TLDR
- Reddit filed a lawsuit against Perplexity AI and three data scraping companies (Oxylabs, AWMProxy, and SerpApi) for allegedly stealing copyrighted user posts to train AI models.
- The lawsuit claims these entities masked their identities and disguised their scrapers to bypass Reddit’s protections and extract user content without permission.
- Perplexity denied the allegations and called Reddit’s lawsuit “extortion,” stating it only summarizes and cites public Reddit discussions rather than training AI models on the content.
- Reddit has been monetizing its user data through licensing agreements with companies like OpenAI and Google, with AI licensing deals making up nearly 10% of Reddit’s revenue as of February.
- This is Reddit’s second AI-related lawsuit after suing Anthropic in June, as the platform works to assert control over its user-generated content.
Reddit launched a lawsuit against artificial intelligence company Perplexity on Wednesday in New York federal court. The social media platform accused Perplexity of illegally scraping user posts to power its AI search engine.
The complaint also named three other defendants. These include Lithuanian data scraper Oxylabs, AWMProxy described as a former Russian botnet, and Texas-based startup SerpApi.
Reddit alleged these companies helped Perplexity collect its copyrighted content. The lawsuit claims they masked their identities and disguised their web scrapers as regular users to bypass Reddit’s technological protections.
Perplexity operates an AI-powered search engine that competes with Google and ChatGPT. The company denied Reddit’s allegations and accused the platform of extortion and opposing an open internet.
SerpApi told CNBC it strongly disagrees with the claims and plans to defend itself in court. CNBC was unable to reach Oxylabs and AWMProxy for comment.
Ben Lee, Reddit’s Chief Legal Officer, said AI companies are locked in an arms race for quality human content. This pressure has created what he called an “industrial-scale data laundering economy.”
The Battle Over User Data
Reddit hosts over 100,000 interest-based subreddit communities. The lawsuit states that Reddit user posts have become the most commonly cited source for AI-generated answers on Perplexity.
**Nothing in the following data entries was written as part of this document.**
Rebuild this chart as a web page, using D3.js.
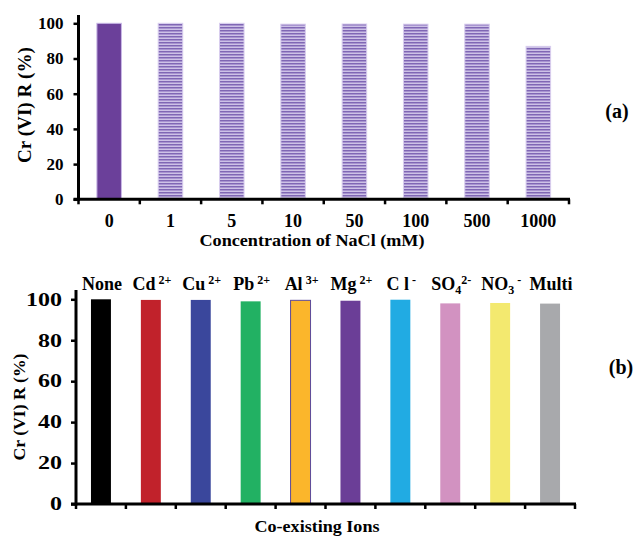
<!DOCTYPE html>
<html><head><meta charset="utf-8">
<script src="https://cdn.jsdelivr.net/npm/d3@7"></script>
<style>
body{margin:0;background:#fff}
svg{display:block}
svg text{font-family:"Times New Roman",Tinos,"Liberation Serif",Times,serif !important;font-weight:bold;fill:#000}
</style>
</head><body>
<svg id="c" width="636" height="537"></svg>
<script>
// ---- data ----
const naclCategories = ["0","1","5","10","50","100","500","1000"];
const naclValues = [100,100,100,99.5,99.6,99.5,99.5,86.9];
const yTicks = [0,20,40,60,80,100];

const ionNames = ["None","Cd","Cu","Pb","Al","Mg","C l","SO","NO","Multi"];
const ionSub   = ["","","","","","","","4","3",""];
const ionSup   = ["","2+","2+","2+","3+","2+","-","2-","-",""];
const ionSupGap= [false,true,true,true,true,true,true,false,true,false];
const ionValues = [100,99.7,99.7,99.0,99.5,99.3,99.8,98.0,98.2,97.9];
const ionColors = ["#000000","#c1222b","#3a479c","#22b163","#fbb62b","#6b3e97","#21abe3","#d292c1","#f3e96f","#a8a9ac"];
const ionStrokes = ["none","none","none","none","#5c4a9a","none","none","none","none","none"];

const FONT = '"Times New Roman",Tinos,"Liberation Serif",Times,serif';
const svg = d3.select("#c");
const defs = svg.append("defs");
const pat = defs.append("pattern").attr("id","stripes").attr("patternUnits","userSpaceOnUse")
  .attr("width",4).attr("height",3);
pat.append("rect").attr("width",4).attr("height",3).attr("fill","#a894d0");
pat.append("rect").attr("y",0).attr("width",4).attr("height",1).attr("fill","#7f67b4");
pat.append("rect").attr("y",2).attr("width",4).attr("height",1).attr("fill","#cdc2e6");

// ================= Panel (a) =================
(function(){
  const x0 = 78.5, x1 = 569, yB = 199.3, yT = 23.3;
  const x = d3.scaleBand().domain(naclCategories).range([x0,x1]).paddingInner(0.6).paddingOuter(0.3);
  const y = d3.scaleLinear().domain([0,100]).range([yB,yT]);
  const g = svg.append("g");
  g.selectAll("rect.bar").data(naclValues).join("rect")
    .attr("x",(d,i)=>x(naclCategories[i])).attr("width",x.bandwidth())
    .attr("y",d=>y(d)).attr("height",d=>yB-y(d))
    .attr("fill",(d,i)=> i===0 ? "#6b409a" : "url(#stripes)")
    .attr("stroke",(d,i)=> i===0 ? "#c9b8e6" : "#d8cdee").attr("stroke-width",1);
  const ya = d3.axisLeft(y).tickValues(yTicks).tickSize(5).tickSizeOuter(0).tickPadding(10);
  const yg = g.append("g").attr("transform",`translate(${x0},0)`).call(ya).attr("font-family",FONT);
  yg.select(".domain").remove();
  yg.selectAll(".tick line").attr("stroke","#000").attr("stroke-width",2.5);
  yg.selectAll(".tick text").attr("font-size",17).attr("fill","#000");
  g.append("line").attr("x1",x0).attr("x2",x0).attr("y1",15).attr("y2",yB+1.5).attr("stroke","#000").attr("stroke-width",3);
  g.append("line").attr("x1",x0-5).attr("x2",x1+1).attr("y1",yB).attr("y2",yB).attr("stroke","#000").attr("stroke-width",3);
  const bounds = naclCategories.map(c=>x(c)-x.step()*0.3).concat([x1]);
  g.selectAll("line.xt").data(bounds).join("line").attr("x1",d=>d).attr("x2",d=>d)
    .attr("y1",yB).attr("y2",yB+5).attr("stroke","#000").attr("stroke-width",2.5);
  g.selectAll("text.xl").data(naclCategories).join("text")
    .attr("x",d=>x(d)+x.bandwidth()/2).attr("y",227).attr("text-anchor","middle").attr("font-size",18).text(d=>d);
  g.append("text").attr("x",312).attr("y",246).attr("text-anchor","middle").attr("font-size",17)
    .attr("textLength",225).attr("lengthAdjust","spacingAndGlyphs").text("Concentration of NaCl (mM)");
  g.append("text").attr("transform","translate(31,105) rotate(-90)").attr("text-anchor","middle").attr("font-size",18)
    .attr("textLength",116).attr("lengthAdjust","spacingAndGlyphs").text("Cr (VI) R (%)");
  g.append("text").attr("x",617).attr("y",118).attr("text-anchor","middle").attr("font-size",20).text("(a)");
})();

// ================= Panel (b) =================
(function(){
  const x0 = 76, x1 = 575, yB = 504, yT = 299.3;
  const x = d3.scaleBand().domain(ionNames).range([x0,x1]).paddingInner(0.6).paddingOuter(0.3);
  const y = d3.scaleLinear().domain([0,100]).range([yB,yT]);
  const g = svg.append("g");
  g.selectAll("rect.bar").data(ionValues).join("rect")
    .attr("x",(d,i)=>x(ionNames[i])).attr("width",x.bandwidth())
    .attr("y",d=>y(d)).attr("height",d=>yB-y(d))
    .attr("fill",(d,i)=>ionColors[i])
    .attr("stroke",(d,i)=>ionStrokes[i]).attr("stroke-width",1);
  const ya = d3.axisLeft(y).tickValues(yTicks).tickSize(5).tickSizeOuter(0).tickPadding(9);
  const yg = g.append("g").attr("transform",`translate(${x0},0)`).call(ya).attr("font-family",FONT);
  yg.select(".domain").remove();
  yg.selectAll(".tick line").attr("stroke","#000").attr("stroke-width",2.5);
  yg.selectAll(".tick text").attr("font-size",18).attr("fill","#000")
    .attr("textLength",d=>String(d).length*12).attr("lengthAdjust","spacingAndGlyphs");
  g.append("line").attr("x1",x0).attr("x2",x0).attr("y1",290).attr("y2",yB+1.5).attr("stroke","#000").attr("stroke-width",3);
  g.append("line").attr("x1",x0-5).attr("x2",x1+1).attr("y1",yB).attr("y2",yB).attr("stroke","#000").attr("stroke-width",3);
  const bounds = ionNames.map(c=>x(c)-x.step()*0.3).concat([x1]);
  g.selectAll("line.xt").data(bounds).join("line").attr("x1",d=>d).attr("x2",d=>d)
    .attr("y1",yB).attr("y2",yB+5).attr("stroke","#000").attr("stroke-width",2.5);
  ionNames.forEach((n,i)=>{
    const t = g.append("text").attr("x",x(n)+x.bandwidth()/2+1).attr("y",290).attr("text-anchor","middle").attr("font-size",18);
    t.append("tspan").text(n);
    let off = 0;
    if(ionSub[i]){ t.append("tspan").attr("font-size",12).attr("dy",4).text(ionSub[i]); off = 4; }
    if(ionSup[i]){
      if(ionSupGap[i]) t.append("tspan").attr("font-size",12).attr("dy",0).text(" ");
      t.append("tspan").attr("font-size",12).attr("dy",-6-off).text(ionSup[i]);
    }
  });
  g.append("text").attr("x",317).attr("y",532).attr("text-anchor","middle").attr("font-size",17)
    .attr("textLength",125).attr("lengthAdjust","spacingAndGlyphs").text("Co-existing Ions");
  g.append("text").attr("transform","translate(25,407) rotate(-90)").attr("text-anchor","middle").attr("font-size",17)
    .attr("textLength",107).attr("lengthAdjust","spacingAndGlyphs").text("Cr (VI) R (%)");
  g.append("text").attr("x",621).attr("y",374).attr("text-anchor","middle").attr("font-size",20).text("(b)");
})();
</script>
</body></html>
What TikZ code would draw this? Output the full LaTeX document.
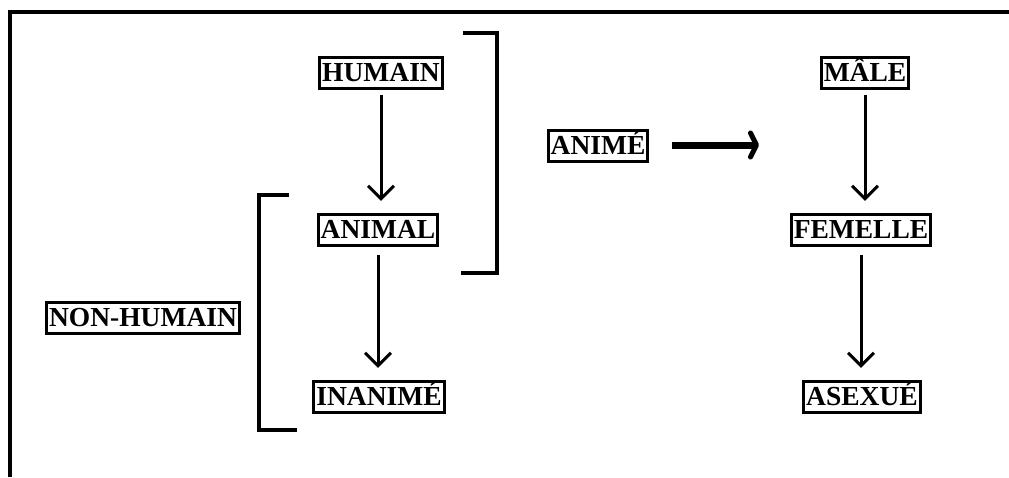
\documentclass[tikz,border=0pt]{standalone}
\usepackage{fontspec}
\setmainfont{Liberation Serif}
\usetikzlibrary{arrows.meta}
\tikzset{
  lbl/.style={draw, line width=3.2pt, inner xsep=2.5pt, inner ysep=2pt,
    text height=22pt, text depth=5pt,
    font=\fontsize{27.5}{30}\selectfont\bfseries},
  arr/.style={line width=3pt, -{Straight Barb[length=13pt,width=26pt,line width=3pt]}},
  bigarr/.style={line width=7pt, -{Straight Barb[length=6pt,width=24pt,line width=5pt,round]}},
  brk/.style={line width=3.5pt},
}
\begin{document}
\begin{tikzpicture}[x=1pt,y=-1pt]
\useasboundingbox (0,0) rectangle (1009,477);
\fill[white] (0,0) rectangle (1009,477);
\draw[line width=3.5pt] (1009,12) -- (10,12) -- (10,477);

\node[lbl] (humain) at (381,73) {HUMAIN};
\node[lbl] (animal) at (378,230) {ANIMAL};
\node[lbl] (inanime) at (379,397) {INANIMÉ};
\node[lbl] (nonhumain) at (143,318) {NON-HUMAIN};
\node[lbl] (anime) at (598,146) {ANIMÉ};
\node[lbl] (male) at (865,73) {MÂLE};
\node[lbl] (femelle) at (861,230) {FEMELLE};
\node[lbl] (asexue) at (862,397) {ASEXUÉ};

\draw[arr, shorten <=5pt, shorten >=12pt] (humain.south) -- (humain.south |- animal.north);
\draw[arr, shorten <=8pt, shorten >=12pt] (animal.south) -- (animal.south |- inanime.north);
\draw[arr, shorten <=5pt, shorten >=12pt] (male.south) -- (male.south |- femelle.north);
\draw[arr, shorten <=8pt, shorten >=12pt] (femelle.south) -- (femelle.south |- asexue.north);

\coordinate (bigend) at (759,145);
\draw[bigarr] (anime.east |- bigend) ++(23,0) -- (bigend);

\draw[brk] (463,33) -- (497,33) -- (497,273) -- (461,273);
\draw[brk] (289,195) -- (259,195) -- (259,430) -- (297,430);
\end{tikzpicture}
\end{document}
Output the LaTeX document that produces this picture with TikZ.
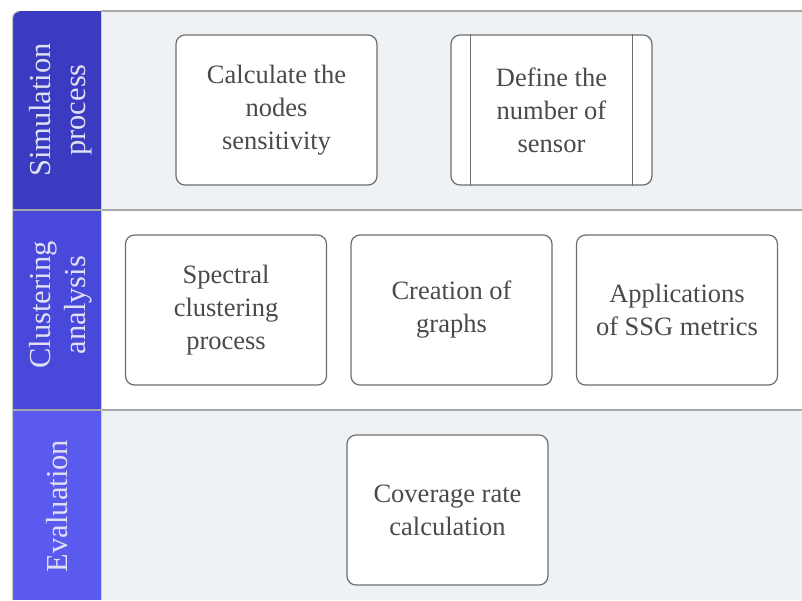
\documentclass[tikz,border=0pt]{standalone}
\usepackage{fontspec}
\setmainfont{Liberation Serif}
\definecolor{laneA}{HTML}{3B3BC2}
\definecolor{laneB}{HTML}{4848DA}
\definecolor{laneC}{HTML}{5A5AEE}
\definecolor{lanebg}{HTML}{EFF2F5}
\definecolor{rule}{HTML}{A8A8A8}
\definecolor{boxline}{HTML}{6E6E6E}
\definecolor{txt}{HTML}{4A4A4A}
\definecolor{headtxt}{HTML}{E0E0F2}
\tikzset{
  stepbox/.style={draw=boxline, line width=1.2pt, fill=white, rounded corners=9pt,
    minimum width=201pt, minimum height=150pt, inner sep=0pt,
    align=center, text=txt, font=\fontsize{26.5}{33}\selectfont},
  headlabel/.style={rotate=90, align=center, text=headtxt,
    font=\fontsize{30.5}{35}\selectfont},
  lanerule/.style={draw=rule, line width=1.4pt}
}
\begin{document}
\begin{tikzpicture}[x=1pt, y=-1pt]
\useasboundingbox (0,0) rectangle (802,600);
\fill[white] (0,0) rectangle (802,600);
% lane backgrounds
\fill[lanebg] (101,11) rectangle (802,210);
\fill[white] (101,210) rectangle (802,410);
\fill[lanebg] (101,410) rectangle (802,600);
% header column (y axis points down, so the top-left arc runs 180 -> 270)
\fill[laneA] (13,210) -- (13,18) arc[start angle=180, end angle=270, radius=7] -- (101,11) -- (101,210) -- cycle;
\fill[laneB] (13,210) rectangle (101,410);
\fill[laneC] (13,410) rectangle (101,600);
% borders
\draw[draw=rule!70, line width=1pt] (12.5,600) -- (12.5,18) arc[start angle=180, end angle=270, radius=6.5];
\draw[lanerule] (101,11) -- (802,11);
\draw[lanerule] (13,210) -- (802,210);
\draw[lanerule] (13,410) -- (802,410);
\draw[draw=rule!60, line width=0.8pt] (101.5,11) -- (101.5,600);
% lane titles
\node[headlabel] (hA) at (61,110) {Simulation\\process};
\node[headlabel] (hB) at (61,305) {Clustering\\analysis};
\node[headlabel] (hC) at (57,506) {Evaluation};
% simulation process
\node[stepbox] (sens) at (276.5,110) {Calculate the\\nodes\\sensitivity};
\node[stepbox] (num) at (551.5,110) {Define the\\number of\\sensor};
\draw[boxline, line width=1.2pt] ([xshift=20pt]num.north west) -- ([xshift=20pt]num.south west);
\draw[boxline, line width=1.2pt] ([xshift=-20pt]num.north east) -- ([xshift=-20pt]num.south east);
% clustering analysis
\node[stepbox] (spec) at (226,310) {Spectral\\clustering\\process};
\node[stepbox] (graph) at (451.5,310) {Creation of\\graphs};
\node[stepbox] (ssg) at (677,310) {Applications\\of SSG metrics};
% evaluation
\node[stepbox] (cov) at (447.5,510) {Coverage rate\\calculation};
\end{tikzpicture}
\end{document}
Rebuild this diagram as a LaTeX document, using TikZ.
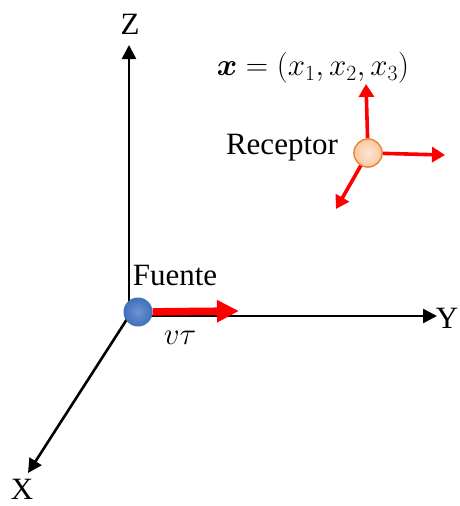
\RequirePackage{fix-cm}
\documentclass[tikz,border=0pt]{standalone}
\usepackage{amsmath, amssymb, bm}
\usepackage{fontspec}
\setmainfont{Liberation Serif}
\usepackage{tikz}
\usetikzlibrary{arrows.meta}
\definecolor{srcblue}{RGB}{62,112,190}
\definecolor{recfill}{RGB}{250,200,160}
\definecolor{recedge}{RGB}{237,125,49}
\tikzset{
    axis/.style={line width=2.6pt, -{Triangle[length=14pt,width=14pt]}},
    vec/.style={draw=red, line width=3.6pt, -{Triangle[length=13pt,width=15pt]}},
    bigvec/.style={draw=red, line width=7.5pt, -{Triangle[length=22pt,width=21pt]}},
    textlabel/.style={align=center, inner sep=0pt, font=\fontsize{31}{36}\selectfont},
    mathlabel/.style={inner sep=0pt, font=\fontsize{31}{36}\selectfont},
    srcball/.style={circle, inner sep=0pt, minimum size=29pt,
        inner color=srcblue!75!white, outer color=srcblue},
    recball/.style={circle, inner sep=0pt, minimum size=28pt, draw=recedge, line width=1.2pt,
        inner color=white!55!recfill, outer color=recfill}
}

\begin{document}
\begin{tikzpicture}[x=1pt, y=-1pt]
            \useasboundingbox (0,0) rectangle (459,506);

            % axes
            \coordinate (o) at (129,316);
            \coordinate (zend) at (129,45);
            \coordinate (yend) at (437,316);
            \coordinate (xend) at (28,473);
            \draw[axis] (o) -- (zend);
            \draw[axis] (o) -- (yend);
            \draw[axis] (o) -- (xend);
            \node[textlabel] (zlab) at (130,24) {Z};
            \node[textlabel] (ylab) at (447,318) {Y};
            \node[textlabel] (xlab) at (22,489) {X};

            % source
            \node[srcball] (fuente) at (138,312) {};
            \coordinate (vtend) at (239,311);
            \draw[bigvec] (fuente) -- (vtend);
            \node[textlabel] (fuentelab) at (175,275) {Fuente};
            \node[mathlabel] (vtlab) at (180,338) {$v\tau$};

            % receiver
            \coordinate (rup) at (366,84);
            \coordinate (rright) at (445,155);
            \coordinate (rdown) at (336,209);
            \node[recball] (rec) at (368,153) {};
            \draw[vec] (rec) -- (rup);
            \draw[vec] (rec) -- (rright);
            \draw[vec] (rec) -- (rdown);
            \node[recball] at (rec) {};
            \node[textlabel] (reclab) at (282,148) {Receptor};
            \node[mathlabel] (xlabel) at (313,68) {$\bm{x}=(x_1,x_2,x_3)$};
        \end{tikzpicture}
\end{document}
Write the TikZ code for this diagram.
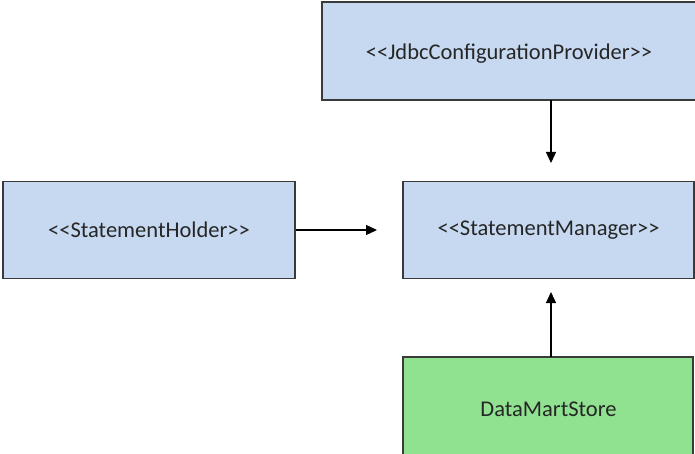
\documentclass[tikz,border=0pt]{standalone}
\usepackage{fontspec}
\setmainfont{Carlito}
\usetikzlibrary{arrows.meta}
\definecolor{boxblue}{HTML}{C6D9F0}
\definecolor{boxgreen}{HTML}{90E190}
\definecolor{edge}{HTML}{3A3A3A}
\begin{document}
\begin{tikzpicture}[x=1pt,y=-1pt,
  lbl/.style={font=\fontsize{22.5}{26}\selectfont,text=black!85},
  box/.style={draw=edge,line width=1.6pt,inner sep=0pt,lbl},
  conn/.style={line width=1.3pt,-{Triangle[length=11pt,width=10pt]}}]
\useasboundingbox (0,0) rectangle (695,454);
\clip (0,0) rectangle (695,454);
\draw[box,fill=boxblue] (322,2) rectangle (697,100);
\node[lbl] (jdbc) at (509,54) {<{}<JdbcConfigurationProvider>{}>};
\coordinate (jdbcb) at (551,100);
\node[box,fill=boxblue,minimum width=292pt,minimum height=97pt] (holder) at (149,230) {\raisebox{-3pt}{<{}<StatementHolder>{}>}};
\node[box,fill=boxblue,minimum width=291pt,minimum height=97pt] (mgr) at (548.5,230) {\raisebox{-3pt}{<{}<StatementManager>{}>}};
\draw[box,fill=boxgreen] (403,357) rectangle (693,460);
\node[lbl] (dms) at (548.5,409) {DataMartStore};
\coordinate (dmst) at (551,357);
\coordinate (mgrtop) at (551,163);
\coordinate (mgrleft) at (377,230);
\coordinate (mgrbot) at (551,292);
\draw[conn] (jdbcb) -- (mgrtop);
\draw[conn] (holder.east) -- (mgrleft);
\draw[conn] (dmst) -- (mgrbot);
\end{tikzpicture}
\end{document}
Reddit sent Perplexity a cease-and-desist letter about the alleged scraping. After receiving the letter, Perplexity increased the volume of citations to Reddit by forty times, according to the lawsuit.
AI researchers have noted that Reddit’s moderated conversations help AI chatbots produce more natural-sounding responses. The platform contains a large volume of authentic human discussions on various topics.
Reddit has worked to monetize its data pool through licensing agreements. The company has signed AI-related licensing deals with OpenAI and Google’s parent company Alphabet.
Perplexity Defends Its Practices
Perplexity posted a response on Reddit itself defending its actions. The company stated it does not train AI models on content but only summarizes and cites public Reddit discussions.
Perplexity claimed it is impossible to sign a license agreement given its business model. The company said that a year ago, Reddit demanded payment despite Perplexity lawfully accessing public Reddit data.
The AI company described the lawsuit as a show of force in Reddit’s training data negotiations with Google and OpenAI. Perplexity argued that Reddit is using litigation to strengthen its position in licensing talks.
Data licensing has become an important revenue source for Reddit. In February, Reddit’s COO Jen Wong told Adweek that AI licensing deals with Google and OpenAI made up nearly 10% of the company’s revenue.
This marks Reddit’s second AI-related lawsuit. The platform sued AI startup Anthropic in June over similar data scraping concerns.